With the melt happening at an unprecedented rate of more than 100,000 sq km a day, and at least a week of further melt expected before ice begins to reform ahead of the northern winter, satellites are expected to confirm the record – currently set in 2007 – within days.

“Unless something really unusual happens we will see the record broken in the next few days. It might happen this weekend, almost certainly next week,” Julienne Stroeve, a scientist at the US National Snow and Ice Data Centre (NSIDC) in Boulder, Colorado, told the Guardian.

“In the last few days it has been losing 100,000 sq km a day, a record in itself for August. A storm has spread the ice pack out, opening up water, bringing up warmer water. Things are definitely changing quickly.”

Because ice thickness, volume, extent and area are all measured differently, it may be a week before there is unanimous agreement among the world’s cryologists (ice experts) that 2012 is a record year. Four out of the nine daily sea ice extent and area graphs kept by scientists in the US, Europe and Asia suggest that records have already been broken. “The whole energy balance of the Arctic is changing. There’s more heat up there. There’s been a change of climate and we are losing more seasonal ice. The rate of ice loss is faster than the models can capture [but] we can expect the Arctic to be ice-free in summer by 2050,” said Stroeve.

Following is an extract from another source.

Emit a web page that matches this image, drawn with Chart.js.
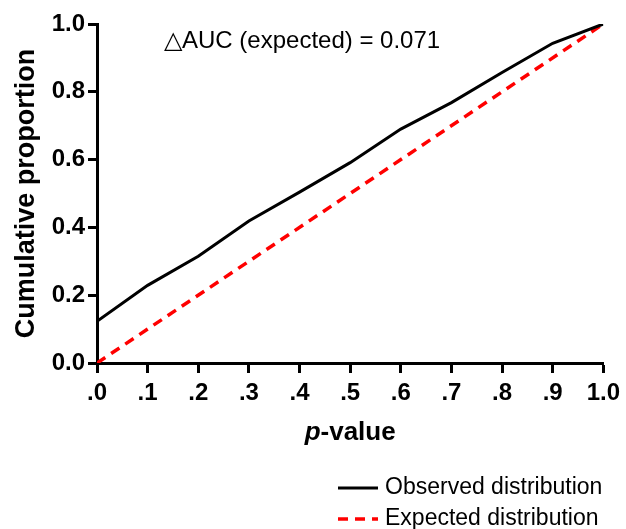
<!DOCTYPE html>
<html>
<head>
<meta charset="utf-8">
<script src="https://cdn.jsdelivr.net/npm/chart.js@4.4.1/dist/chart.umd.min.js"></script>
<style>
  html, body { margin: 0; padding: 0; background: #fff; }
  #wrap { width: 626px; height: 529px; }
</style>
</head>
<body>
<div id="wrap"><canvas id="cdf-chart"></canvas></div>
<script>
// values
const pValues = [0, 0.1, 0.2, 0.3, 0.4, 0.5, 0.6, 0.7, 0.8, 0.9, 1.0];
const observedProp = [0.123, 0.229, 0.315, 0.419, 0.504, 0.591, 0.690, 0.768, 0.857, 0.943, 1.0];
const expectedP = [0, 1];
const expectedProp = [0, 1];
const xTickLabels = ['.0', '.1', '.2', '.3', '.4', '.5', '.6', '.7', '.8', '.9', '1.0'];
const yTickLabels = ['0.0', '0.2', '0.4', '0.6', '0.8', '1.0'];
const seriesNames = ['Observed distribution', 'Expected distribution'];
const annotation = '\u25B3AUC (expected) = 0.071';

const FONT = "'Liberation Sans', Arial, Helvetica, sans-serif";

// annotation, italic axis title and the two-row legend
const extras = {
  id: 'extras',
  afterDraw(chart) {
    const ctx = chart.ctx;
    const area = chart.chartArea;
    ctx.save();
    ctx.fillStyle = '#000';

    // delta AUC note
    ctx.font = '24px ' + FONT;
    ctx.textAlign = 'left';
    ctx.textBaseline = 'alphabetic';
    ctx.fillText(annotation, area.left + 67, area.top + 24);

    // x title: italic p + bold "-value"
    const cx = (area.left + area.right) / 2;
    const ty = area.bottom + 77;
    ctx.font = 'italic bold 26px ' + FONT;
    const w1 = ctx.measureText('p').width;
    ctx.font = 'bold 26px ' + FONT;
    const w2 = ctx.measureText('-value').width;
    const sx = cx - (w1 + w2) / 2;
    ctx.font = 'italic bold 26px ' + FONT;
    ctx.fillText('p', sx, ty);
    ctx.font = 'bold 26px ' + FONT;
    ctx.fillText('-value', sx + w1, ty);

    // legend
    const lx = 338, lw = 40;
    chart.data.datasets.forEach((ds, i) => {
      const y = 488 + i * 31;
      ctx.beginPath();
      ctx.strokeStyle = ds.borderColor;
      ctx.lineWidth = ds.borderWidth;
      ctx.setLineDash(ds.borderDash || []);
      ctx.moveTo(lx, y);
      ctx.lineTo(lx + lw, y);
      ctx.stroke();
      ctx.setLineDash([]);
      ctx.font = '23px ' + FONT;
      ctx.textBaseline = 'middle';
      ctx.fillText(ds.label, lx + lw + 7, y);
    });
    ctx.restore();
  }
};

const ctx = document.getElementById('cdf-chart').getContext('2d');
const cdfChart = new Chart(ctx, {
  type: 'line',
  data: {
    datasets: [{
      label: seriesNames[0],
      data: pValues.map((p, i) => ({ x: p, y: observedProp[i] })),
      borderColor: '#000000',
      borderWidth: 3,
      pointRadius: 0,
      tension: 0,
      fill: false
    }, {
      label: seriesNames[1],
      data: expectedP.map((p, i) => ({ x: p, y: expectedProp[i] })),
      borderColor: '#ff0000',
      borderWidth: 3.5,
      borderDash: [10, 7],
      pointRadius: 0,
      tension: 0,
      fill: false
    }]
  },
  options: {
    responsive: true,
    maintainAspectRatio: false,
    animation: false,
    layout: {
      padding: { left: 0, right: 20, top: 24, bottom: 66 }
    },
    plugins: {
      legend: { display: false },
      tooltip: { enabled: false }
    },
    scales: {
      x: {
        type: 'linear',
        min: 0,
        max: 1,
        afterFit: (scale) => { scale.height = 100; },
        afterBuildTicks: (scale) => {
          scale.ticks = xTickLabels.map((t, i) => ({ value: i / 10 }));
        },
        ticks: {
          autoSkip: false,
          maxRotation: 0,
          padding: 6,
          color: '#000',
          font: { family: FONT, size: 24, weight: 'bold' },
          callback: (v, i) => xTickLabels[i]
        },
        grid: { drawOnChartArea: false, drawTicks: true, tickLength: 10, tickWidth: 3, color: '#000' },
        border: { display: true, width: 3, color: '#000' }
      },
      y: {
        min: 0,
        max: 1,
        afterFit: (scale) => { scale.width = 97; },
        afterBuildTicks: (scale) => {
          scale.ticks = yTickLabels.map((t, i) => ({ value: i * 0.2 }));
        },
        ticks: {
          padding: 3,
          color: '#000',
          font: { family: FONT, size: 24, weight: 'bold' },
          callback: (v, i) => yTickLabels[i]
        },
        title: {
          display: true,
          text: 'Cumulative proportion',
          color: '#000',
          padding: { top: 10, bottom: 0 },
          font: { family: FONT, size: 27, weight: 'bold' }
        },
        grid: { drawOnChartArea: false, drawTicks: true, tickLength: 9, tickWidth: 3, color: '#000' },
        border: { display: true, width: 3, color: '#000' }
      }
    }
  },
  plugins: [extras]
});
</script>
</body>
</html>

“Only 15 years ago I didn’t expect to see such dramatic changes – no one did. The ice-free season is far longer now. Twenty years ago it was about a month. Now it’s three months. Temperatures last week in the Arctic were 14C, which is pretty warm.”

Scientists at the Danish Meteorological Institute, the Arctic Regional Ocean Observing System in Norway and others in Japan have said the ice is very close to its minimum recorded in 2007. The University of Bremen, whose data does not take into account ice along a 30km coastal zone, says it sees ice extent below the all-time record low of 4.33m sq km recorded in September 2007.

Ice volume in the Arctic has declined dramatically over the past decade. The 2011 minimum was more than 50% below that of 2005. According to the Polar Science Centre at the University of Washington it now stands at around 5,770 cubic kilometres, compared with 12,433 cu km during the 2000s and 6,494 cu km in 2011. The ice volume for 31 July 2012 was roughly 10% below the value for the same day in 2011. A new study by UK scientists suggests that 900 cu km of summer sea ice has disappeared from the Arctic ocean over the past year.

The consequences of losing the Arctic’s ice coverage for the summer months are expected to be immense. If the white sea ice no longer reflects sunlight back into space, the region can be expected to heat up even more than at present. This could lead to an increase in ocean temperatures with unknown effects on weather systems in northern latitudes.

In a statement, a Greenpeace spokesman said: “The disappearing Arctic still serves as a stark warning to us all. Data shows us that the frozen north is teetering on the brink. The level of ice ‘has remained far below average’ and appears to be getting thinner, leaving it more vulnerable to future melting. The consequences of further rapid ice loss at the top of the world are of profound importance to the whole planet. This is not a warning we can afford to ignore.”

Longer ice-free summers are expected to open up the Arctic ocean to oil and mining as well as to more trade. This year at least 20 vessels are expected to travel north of Russia between northern Europe and the Bering straits. Last week a Chinese icebreaker made the first voyage in the opposite direction.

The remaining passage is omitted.